### WHAT THIS TASK INVOLVES
Every line below must be reproduced exactly. Copy them all.

(Rows from a dataset of charts and code)
-*-*-

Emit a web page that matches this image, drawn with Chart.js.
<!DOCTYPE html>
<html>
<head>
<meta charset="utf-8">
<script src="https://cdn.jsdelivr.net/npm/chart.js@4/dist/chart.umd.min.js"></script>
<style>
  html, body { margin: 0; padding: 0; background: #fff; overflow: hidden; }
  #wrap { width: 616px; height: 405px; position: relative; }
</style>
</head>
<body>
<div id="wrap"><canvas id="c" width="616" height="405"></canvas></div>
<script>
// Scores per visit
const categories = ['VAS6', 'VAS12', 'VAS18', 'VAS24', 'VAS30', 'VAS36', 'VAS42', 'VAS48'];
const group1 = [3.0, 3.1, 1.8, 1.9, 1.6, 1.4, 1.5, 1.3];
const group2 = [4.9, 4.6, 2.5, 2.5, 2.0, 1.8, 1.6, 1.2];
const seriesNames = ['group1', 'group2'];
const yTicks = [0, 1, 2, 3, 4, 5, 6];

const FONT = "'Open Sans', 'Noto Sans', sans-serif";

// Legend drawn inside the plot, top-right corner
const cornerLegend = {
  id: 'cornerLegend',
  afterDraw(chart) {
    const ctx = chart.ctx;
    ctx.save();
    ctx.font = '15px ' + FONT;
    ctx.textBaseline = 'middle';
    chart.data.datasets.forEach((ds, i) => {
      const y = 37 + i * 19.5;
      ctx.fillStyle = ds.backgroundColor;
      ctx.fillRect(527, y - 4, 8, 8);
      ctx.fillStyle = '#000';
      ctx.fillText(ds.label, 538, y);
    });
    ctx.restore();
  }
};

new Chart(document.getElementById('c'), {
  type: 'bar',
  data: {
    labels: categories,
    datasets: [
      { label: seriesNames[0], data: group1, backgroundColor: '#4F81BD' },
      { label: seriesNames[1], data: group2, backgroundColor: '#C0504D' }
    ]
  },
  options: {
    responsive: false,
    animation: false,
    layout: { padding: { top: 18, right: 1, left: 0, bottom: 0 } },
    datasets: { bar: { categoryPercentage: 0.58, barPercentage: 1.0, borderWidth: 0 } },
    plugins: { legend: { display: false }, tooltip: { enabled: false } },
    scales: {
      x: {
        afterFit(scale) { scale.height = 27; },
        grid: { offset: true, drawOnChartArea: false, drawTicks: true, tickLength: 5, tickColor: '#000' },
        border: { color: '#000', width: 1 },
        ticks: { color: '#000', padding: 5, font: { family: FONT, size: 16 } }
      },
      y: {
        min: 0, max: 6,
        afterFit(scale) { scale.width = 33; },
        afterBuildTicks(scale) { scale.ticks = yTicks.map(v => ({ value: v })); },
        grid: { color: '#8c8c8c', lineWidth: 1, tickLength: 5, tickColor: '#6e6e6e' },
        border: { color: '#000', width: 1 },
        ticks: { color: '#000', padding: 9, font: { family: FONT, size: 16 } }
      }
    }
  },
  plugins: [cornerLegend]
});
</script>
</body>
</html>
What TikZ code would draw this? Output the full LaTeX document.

-*-*-

### ANSWER
Emit a web page that matches this image, drawn with Chart.js.
<!DOCTYPE html>
<html>
<head>
<meta charset="utf-8">
<script src="https://cdn.jsdelivr.net/npm/chart.js@4/dist/chart.umd.min.js"></script>
<style>
  html, body { margin: 0; padding: 0; background: #fff; overflow: hidden; }
  #wrap { width: 616px; height: 405px; position: relative; }
</style>
</head>
<body>
<div id="wrap"><canvas id="c" width="616" height="405"></canvas></div>
<script>
// Scores per visit
const categories = ['VAS6', 'VAS12', 'VAS18', 'VAS24', 'VAS30', 'VAS36', 'VAS42', 'VAS48'];
const group1 = [3.0, 3.1, 1.8, 1.9, 1.6, 1.4, 1.5, 1.3];
const group2 = [4.9, 4.6, 2.5, 2.5, 2.0, 1.8, 1.6, 1.2];
const seriesNames = ['group1', 'group2'];
const yTicks = [0, 1, 2, 3, 4, 5, 6];

const FONT = "'Open Sans', 'Noto Sans', sans-serif";

// Legend drawn inside the plot, top-right corner
const cornerLegend = {
  id: 'cornerLegend',
  afterDraw(chart) {
    const ctx = chart.ctx;
    ctx.save();
    ctx.font = '15px ' + FONT;
    ctx.textBaseline = 'middle';
    chart.data.datasets.forEach((ds, i) => {
      const y = 37 + i * 19.5;
      ctx.fillStyle = ds.backgroundColor;
      ctx.fillRect(527, y - 4, 8, 8);
      ctx.fillStyle = '#000';
      ctx.fillText(ds.label, 538, y);
    });
    ctx.restore();
  }
};

new Chart(document.getElementById('c'), {
  type: 'bar',
  data: {
    labels: categories,
    datasets: [
      { label: seriesNames[0], data: group1, backgroundColor: '#4F81BD' },
      { label: seriesNames[1], data: group2, backgroundColor: '#C0504D' }
    ]
  },
  options: {
    responsive: false,
    animation: false,
    layout: { padding: { top: 18, right: 1, left: 0, bottom: 0 } },
    datasets: { bar: { categoryPercentage: 0.58, barPercentage: 1.0, borderWidth: 0 } },
    plugins: { legend: { display: false }, tooltip: { enabled: false } },
    scales: {
      x: {
        afterFit(scale) { scale.height = 27; },
        grid: { offset: true, drawOnChartArea: false, drawTicks: true, tickLength: 5, tickColor: '#000' },
        border: { color: '#000', width: 1 },
        ticks: { color: '#000', padding: 5, font: { family: FONT, size: 16 } }
      },
      y: {
        min: 0, max: 6,
        afterFit(scale) { scale.width = 33; },
        afterBuildTicks(scale) { scale.ticks = yTicks.map(v => ({ value: v })); },
        grid: { color: '#8c8c8c', lineWidth: 1, tickLength: 5, tickColor: '#6e6e6e' },
        border: { color: '#000', width: 1 },
        ticks: { color: '#000', padding: 9, font: { family: FONT, size: 16 } }
      }
    }
  },
  plugins: [cornerLegend]
});
</script>
</body>
</html>
What TikZ code would draw this? Output the full LaTeX document.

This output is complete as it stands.